Treasuries gain as yields at almost 11-month high lure investors

Treasuries rose for the first time in seven days as yields at almost the highest levels in 11 months attracted investors before the first of three sales this week of notes and bonds totaling $66 billion.

Benchmark 10-year note yields dropped earlier after data showing U.K. industrial production unexpectedly fell in January reignited concern global growth will slow. The U.S. is scheduled to sell $32 billion in three-year notes today, $21 billion of 10-year debt tomorrow and $13 billion of 30-year securities on March 14. Yields surged last week as stronger-than-forecast jobs data increased optimism that the U.S. economy is gathering pace.

“These are semi-attractive levels,” said Justin Lederer, an interest-rate strategist at Cantor Fitzgerald LP in New York, one of 21 primary dealers that trade with the Federal Reserve. “The U.S. is not ready to break significantly higher in yields. The three-year will go fine. There are just buyers out there.”

Treasury 10-year yields fell three basis points, or 0.03 percentage point, to 2.03% at 9:43 a.m. New York time, according to Bloomberg Bond Trader data. They climbed to 2.08% on March 8, the highest level since April 5, and touched 2.07% earlier today. The price of the 2% note maturing in February 2023 gained 1/4, or $2.50 per $1,000 face amount, to 99 23/32.

Thirty-year bond yields decreased three basis points to 3.23%. They reached 3.28% on March 8, also the highest since April 5.

Global Peers

Treasuries due in 10 years and more are trading at the cheapest level in 19 months relative to global peers with similar maturities, Bank of America Merrill Lynch indexes show. Yields on the Treasuries were 53 basis points higher yesterday than those in an index of other sovereign debt due in 10 years and more, the indexes show. That was the most since August 2011.

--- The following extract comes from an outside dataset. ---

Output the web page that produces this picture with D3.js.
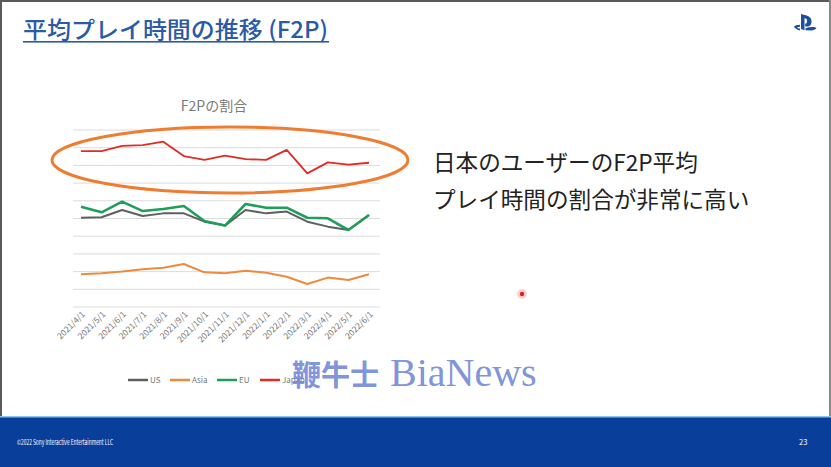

The three-year notes being sold today yielded 0.41% in pre-auction trading, versus 0.411% at the prior sale on Feb. 12.

Direct bidders, non-primary-dealer investors that place their orders with the Treasury, purchased a record amount of three-year debt for the third straight month at the February sale. They snapped up 26.9% of the securities, topping the previous record of 26.4% at the January offering.

Indirect bidders, the investor class that includes foreign central banks, bought 18% of the notes, a record low.

The Feb. 12 auction’s bid-to-cover ratio, which gauges demand by comparing total bids with the amount of notes offered, was 3.59, versus 3.62 at the previous auction and a record high of 3.96 at the October sale.

Data ‘Disappointment’

U.K. production fell 1.2% from December, when it rose 1.1%, the Office for National Statistics said today in London. The median forecast in a Bloomberg News survey of 29 economists was for a 0.1% increase. Manufacturing output also declined, falling 1.5%.

Global stocks fluctuated, and the Standard & Poor’s 500 Index declined 0.2%.

“There’s a little bit of disappointment about the economic figures around the globe, and that’s supportive of Treasuries,” said Ralf Umlauf, head of floor research at Landesbank Hessen- Thueringen in Frankfurt. “We are seeing weaker equity markets as well as bad figures from U.K. industrial production. In the medium-term, yields should rise because the U.S. will show moderate growth.”

U.S. retail sales advanced in February for a fourth month, rising 0.5%, according to the median estimate of economists in a Bloomberg News survey before the Commerce Department reports the figure tomorrow.

Fed Purchases

Government data on March 8 showed the U.S. economy gained 236,000 jobs in February, versus 165,000 projected by a Bloomberg News survey of economists. The unemployment rate unexpectedly fell to 7.7%, from 7.9%.

The Fed is purchasing $85 billion of Treasury and mortgage debt each month under the quantitative-easing stimulus strategy to fuel growth by putting downward pressure on yields. The central bank will buy today as much as $1.5 billion in Treasury Inflation Protected Securities maturing from April 2017 to February 2043.

Treasuries trading volume dropped yesterday to $185 billion, the least since touching a 2013 low of $183 billion on March 4, according to ICAP Plc, the largest inter-dealer broker of U.S. government debt. Volume increased to $384 billion on March 8, the highest since Feb. 26. Average daily Treasuries volume for the past year is $248 billion.